How close is too close?
I heard her screams last night. It was 8:21 p.m., an oddly specific time of day, I know. I had laid down to rest my head when it happened, when he took her. Both my parents had their TVs too loud to hear the commotion — perhaps intentionally, I don’t know — but to me it was loud and clear.
Last night a young woman, a neighbor of my mine, was held at knife point by a masked man who attempted to rape her. I don’t know the girl’s name, the police don’t know the suspect’s identity. To top it all off, this happened in my own gangway, mere feet from where I sleep. Mere feet from the place I’ve called home my entire life, from the one place I deemed “safe.” As of last night, I am safe no more. Nobody in this neighborhood, really, is safe anymore.
What disturbs me is how ignorant my mother is to the subject of rape. “Oh, I always figured they wouldn’t want to rape someone like me,” she says, noting her aged appearance and somewhat frumpy-looking clothing. But when I tell her the last person who was raped near our home — an elderly woman in her 60s a few doors down — she falls silent. It can be her, I inform her. It can be me, too. It can be anybody. Rape isn’t about sex; it’s about power.
What disturbs me more is how this won’t change a damn thing in the eyes of my father, a stubborn man who refuses to allow such events to rattle him. Just on Monday night I went out to a local bar, got too drunk and had to find my way home, which I did, somehow — barely. All told, I ended up at my girlfriend’s place after she sent a cab to pick me up. But the fact of the matter is it could have been me. Walking home at 3 in the morning with little as a pocket knife and some spare change in my pockets? It could have been me.
That begs the obvious question: How close is too close? How many people have to be raped or assaulted in our own backyard before someone takes notice? How many gunshots do we have to hear before we realize one of those stray bullets may catch one of us? How many times do our garages and homes have to be broken into by common thieves before we stand up and say no more?
Berwyn, Illinois no longer is a safe place. True, bad things happen everywhere, and to everyone. To people who are strong, to people who are not so strong, to men, to women, to children, to the elderly. Gay or straight, black or white, it doesn’t matter. Crime, hate, fear, it does not discriminate. But that doesn’t mean I have to sit around and wait for it to happen to me or mine. So, what does that mean?
I want to move out. No, I don’t have a big-time job to support myself, but my girlfriend will in the fall, so when she moves this summer, I will move with her. Yes, it is risky to pull that trigger, but it is not being done on a whim; it’s being done so someone doesn’t pull that trigger on me. I am going to talk to my friends and family about keeping alert and carrying protection with them at all times. To keep their wits about them, to hold pepper spray or mace, or even a knife if they have one. To stay safe, goddammit. That’s what this is all about.
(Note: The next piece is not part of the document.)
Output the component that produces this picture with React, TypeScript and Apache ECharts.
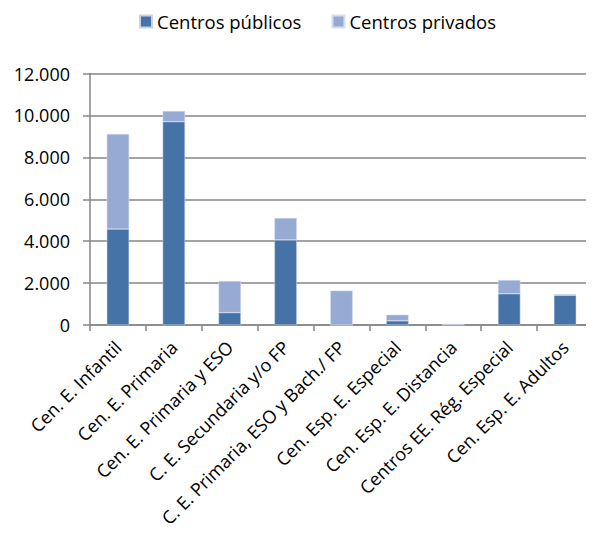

What’s the most disturbing is this piece of shit remains on the loose. Thankfully (to my knowledge), the young lady managed to escape his grasp. She kicked, she screamed, she shouted, she cried out for help. She did wonderful. But others are not so lucky. Others need to know what is going on and what to do. And maybe I’m not the person to do it, maybe I’m not the one to make that call. All I know is I am shaken to my very foundation with the knowledge that someday, it could be me or somebody I love. That it’s just a matter of time before it consumes us, one and all.
Berwyn, Illinois no longer is a safe haven for those seeking safety. It was when I was a kid, when the most we had to worry about were a few street toughs and the occasional pot bust, but today? It’s absolute murder out there. There are coke dealers living around the corner, rapes happening in my own alleyway, people being shot on my block. And I’m supposed to feel safe? Safe?! This used to be a place to raise a family, but I can say that no longer.
To everyone reading, however many or few, don’t think I’m being pushy when I ask you to keep your wits about you at all times, day and night. Crime doesn’t have a bed time. Protect yourself and yours. Keep your eyes open at all times. Watch what you drink. When you go out, go out in groups. The young lady who was victimized last night was parking her car across the street from her home. She was maybe 50 feet from her front door. While whatever heads up I can give you may help in the long run, I feel it won’t ever be enough. It takes but one sick asshole to instill a panic, and that’s just what this one sick asshole has done.
I’m scared. Scared to leave home, scared for my mother and my sister, who doesn’t even live here anymore. Scared for my girlfriend, who occasionally goes out alone late at night to study. Scared to walk through my own gangway. Scared to park my car in front of my own damn house. And scariest of all is at one time I thought it couldn’t happen here. That those people I read about in the papers in the police blotter, well, they were far enough away for it not to get to me.
Now it’s my neighbors who are in the papers. How soon before it is me? How close is too close, I ask? How close?